[Records with drawing code]
————————

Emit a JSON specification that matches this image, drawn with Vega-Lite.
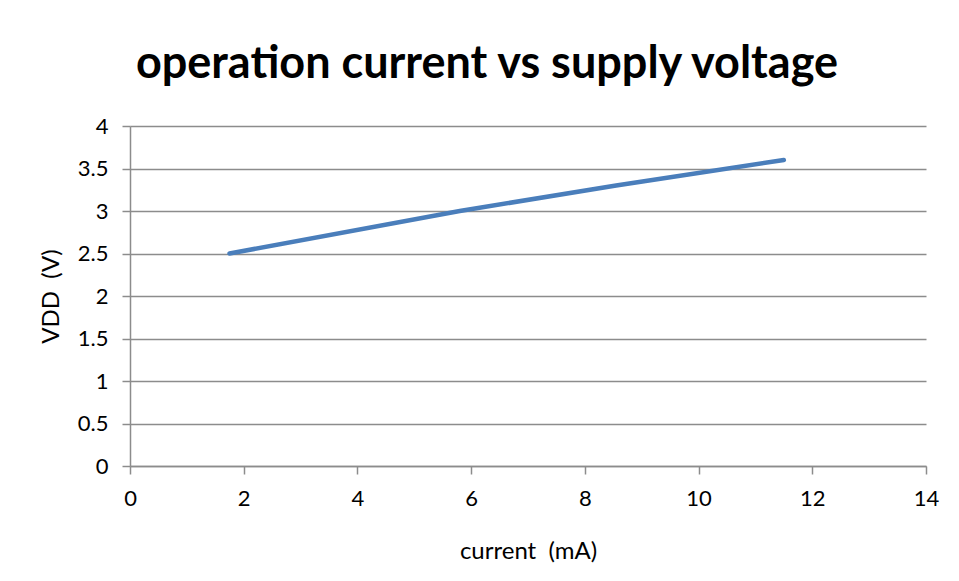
{
  "$schema": "https://vega.github.io/schema/vega-lite/v6.json",
  "width": 796,
  "height": 340,
  "autosize": {"type": "none"},
  "padding": {"left": 130, "top": 126, "right": 33, "bottom": 115},
  "background": "white",
  "title": {
    "text": "operation current vs supply voltage",
    "font": "Lato",
    "fontSize": 45,
    "fontWeight": "bold",
    "color": "black",
    "anchor": "middle",
    "dx": -41,
    "offset": 28
  },
  "data": {
    "values": [
      {"current": 1.75, "vdd": 2.5},
      {"current": 5.8, "vdd": 3.0},
      {"current": 8.55, "vdd": 3.3},
      {"current": 11.5, "vdd": 3.6}
    ]
  },
  "mark": {"type": "line", "color": "#4a7ebb", "strokeWidth": 4.5, "strokeCap": "round", "strokeJoin": "round"},
  "encoding": {
    "x": {
      "field": "current",
      "type": "quantitative",
      "scale": {"domain": [0, 14], "nice": false, "zero": true},
      "axis": {
        "title": "current\u00a0\u00a0(mA)",
        "values": [0, 2, 4, 6, 8, 10, 12, 14],
        "grid": false,
        "labelPadding": 14,
        "titlePadding": 30
      }
    },
    "y": {
      "field": "vdd",
      "type": "quantitative",
      "scale": {"domain": [0, 4], "nice": false},
      "axis": {
        "title": "VDD\u00a0\u00a0(V)",
        "values": [0, 0.5, 1, 1.5, 2, 2.5, 3, 3.5, 4],
        "format": "~g",
        "grid": true,
        "labelPadding": 14,
        "titlePadding": 14
      }
    }
  },
  "config": {
    "view": {"stroke": null},
    "axis": {
      "labelFont": "Lato",
      "labelFontSize": 22,
      "labelColor": "black",
      "titleFont": "Lato",
      "titleFontSize": 24,
      "titleFontWeight": "normal",
      "titleColor": "black",
      "domainColor": "#8c8c8c",
      "domainWidth": 1.5,
      "tickColor": "#8c8c8c",
      "tickWidth": 1.5,
      "tickSize": 8,
      "gridColor": "#8c8c8c",
      "gridWidth": 1.5,
      "gridOpacity": 1,
      "labelFlush": false,
      "labelOverlap": false
    }
  }
}
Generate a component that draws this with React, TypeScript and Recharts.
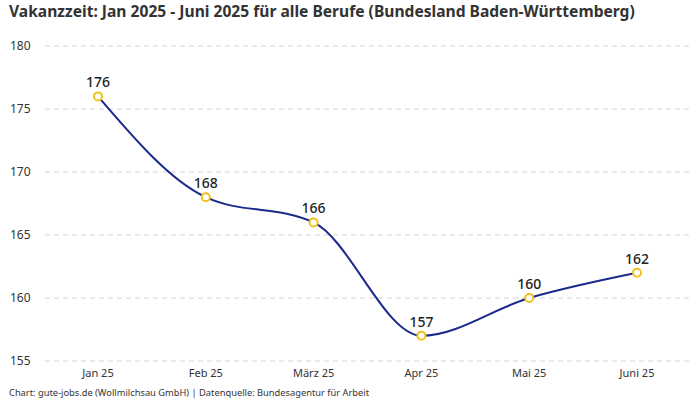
import React from "react";
import { LineChart, Line, XAxis, YAxis, CartesianGrid, LabelList } from "recharts";

const months = ["Jan 25", "Feb 25", "März 25", "Apr 25", "Mai 25", "Juni 25"];
const vacancyDays = [176, 168, 166, 157, 160, 162];
const yTicks = [155, 160, 165, 170, 175, 180];

const data = months.map((m, i) => ({ month: m, days: vacancyDays[i] }));

const FONT = "'Noto Sans', Roboto, sans-serif";
const LINE = "#1b2a8c";
const DOT = "#f2c21b";

function YTick({ y, payload }: any) {
  return (
    <text x={10} y={y} dy={4} fontSize={12} fill="#333" fontFamily={FONT} textAnchor="start">
      {payload.value}
    </text>
  );
}

export default function App() {
  return (
    <div style={{ position: "absolute", left: 0, top: 0, width: 700, height: 400, background: "#fff", fontFamily: FONT }}>
      <div style={{ position: "absolute", left: 9, top: 0, fontSize: 15.6, fontWeight: 700, color: "#333" }}>
        Vakanzzeit: Jan 2025 - Juni 2025 für alle Berufe (Bundesland Baden-Württemberg)
      </div>
      <LineChart width={700} height={400} data={data} margin={{ top: 46, right: 10, bottom: 17, left: 0 }}>
        <CartesianGrid vertical={false} stroke="#d4d4d4" strokeDasharray="5 4" />
        <XAxis
          dataKey="month"
          height={22}
          axisLine={false}
          tickLine={false}
          padding={{ left: 53, right: 53 }}
          tick={{ fontSize: 11, fill: "#333", fontFamily: FONT }}
          interval={0}
        />
        <YAxis
          domain={[155, 180]}
          ticks={yTicks}
          width={45}
          axisLine={false}
          tickLine={false}
          tick={<YTick />}
        />
        <Line
          type="monotone"
          dataKey="days"
          stroke={LINE}
          strokeWidth={2}
          dot={{ r: 4, stroke: DOT, strokeWidth: 2, fill: "#fff" }}
          isAnimationActive={false}
        >
          <LabelList dataKey="days" position="top" offset={9} fontSize={14} fontWeight={500} fill="#222" fontFamily={FONT} />
        </Line>
      </LineChart>
      <div style={{ position: "absolute", left: 9, top: 386, fontSize: 9.3, color: "#333" }}>
        Chart: gute-jobs.de (Wollmilchsau GmbH) | Datenquelle: Bundesagentur für Arbeit
      </div>
    </div>
  );
}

————————

▶ _Written problem_:
Up to and including the line containing "YAxis, CartesianGrid, LabelList", quote each line of the entries above from the very first, please, exactly and without images.

▶ _In response_:
Emit a JSON specification that matches this image, drawn with Vega-Lite.
{
  "$schema": "https://vega.github.io/schema/vega-lite/v6.json",
  "width": 796,
  "height": 340,
  "autosize": {"type": "none"},
  "padding": {"left": 130, "top": 126, "right": 33, "bottom": 115},
  "background": "white",
  "title": {
    "text": "operation current vs supply voltage",
    "font": "Lato",
    "fontSize": 45,
    "fontWeight": "bold",
    "color": "black",
    "anchor": "middle",
    "dx": -41,
    "offset": 28
  },
  "data": {
    "values": [
      {"current": 1.75, "vdd": 2.5},
      {"current": 5.8, "vdd": 3.0},
      {"current": 8.55, "vdd": 3.3},
      {"current": 11.5, "vdd": 3.6}
    ]
  },
  "mark": {"type": "line", "color": "#4a7ebb", "strokeWidth": 4.5, "strokeCap": "round", "strokeJoin": "round"},
  "encoding": {
    "x": {
      "field": "current",
      "type": "quantitative",
      "scale": {"domain": [0, 14], "nice": false, "zero": true},
      "axis": {
        "title": "current\u00a0\u00a0(mA)",
        "values": [0, 2, 4, 6, 8, 10, 12, 14],
        "grid": false,
        "labelPadding": 14,
        "titlePadding": 30
      }
    },
    "y": {
      "field": "vdd",
      "type": "quantitative",
      "scale": {"domain": [0, 4], "nice": false},
      "axis": {
        "title": "VDD\u00a0\u00a0(V)",
        "values": [0, 0.5, 1, 1.5, 2, 2.5, 3, 3.5, 4],
        "format": "~g",
        "grid": true,
        "labelPadding": 14,
        "titlePadding": 14
      }
    }
  },
  "config": {
    "view": {"stroke": null},
    "axis": {
      "labelFont": "Lato",
      "labelFontSize": 22,
      "labelColor": "black",
      "titleFont": "Lato",
      "titleFontSize": 24,
      "titleFontWeight": "normal",
      "titleColor": "black",
      "domainColor": "#8c8c8c",
      "domainWidth": 1.5,
      "tickColor": "#8c8c8c",
      "tickWidth": 1.5,
      "tickSize": 8,
      "gridColor": "#8c8c8c",
      "gridWidth": 1.5,
      "gridOpacity": 1,
      "labelFlush": false,
      "labelOverlap": false
    }
  }
}
Generate a component that draws this with React, TypeScript and Recharts.
import React from "react";
import { LineChart, Line, XAxis, YAxis, CartesianGrid, LabelList } from "recharts";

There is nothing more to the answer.